Like the first film, Life During Wartime is full of endless ghastly conversations that redefine “awkward.” Trish’s 13-year-old middle son Timmy, for instance, asks her precisely how it is that pedophilic men can rape boys if they have the same parts. Or take Joy, visited by pathetic former flame Andy (Jon Lovitz in the first movie, Paul Reubens here), who killed himself after she dumped him; her husband has unwittingly bought her (on eBay) the same ashtray Andy gave her and then took back in Happiness. (I took one look at that ashtray and was probably as chilled as Joy is.) The restless spirit Andy wants to rekindle things, and, rebuffed, he launches once again into desperate vituperation (remember Lovitz’s “You’re shit. I’m champagne”?).

I doubt that Solondz, whose dyspeptic yet precise control never wavers, is taking the film into the paranormal; Andy and other dark figures from the past (including Bill, a walking, breathing ghost) symbolize past guilt and heartbreak that will never die. Solondz continues to make films as though it were still the mid-’90s and there were actually an audience for this sort of intractably bleak art-house film.

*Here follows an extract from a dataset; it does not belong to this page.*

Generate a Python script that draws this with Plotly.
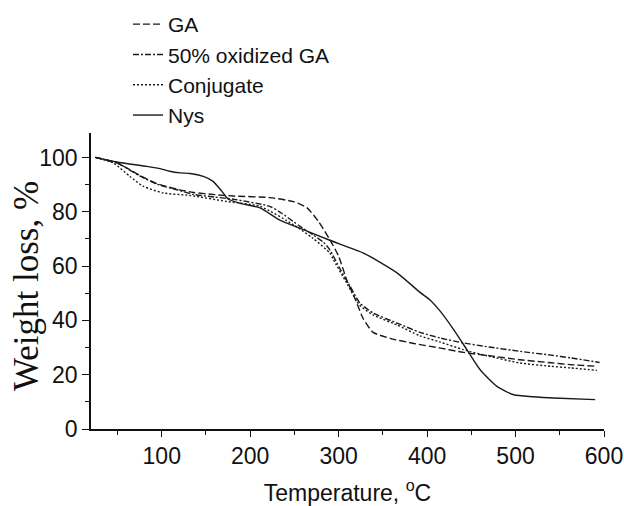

I’m stunned, yet glad, that anyone gave him the money to make this movie, which offers little or no hope for its characters and very few laughs that aren’t choked gargles of disbelief. (The film should probably be seen with an audience if possible, just to hear the collective discomfort in the room.)

Again and again, people ask for forgiveness or question whether it’s possible in some cases. What does Solondz think? He doesn’t say. He just puts us among these walking dead and lets us observe them cringing their way through the long days and longer nights. Life During Wartime lacks the stinging clarity of Happiness, and its abbreviated running time makes it feel more like an addendum than a second volume, but it’s still galvanizingly perverse enough to stand out in what may be, so far, the blandest movie year in recent memory.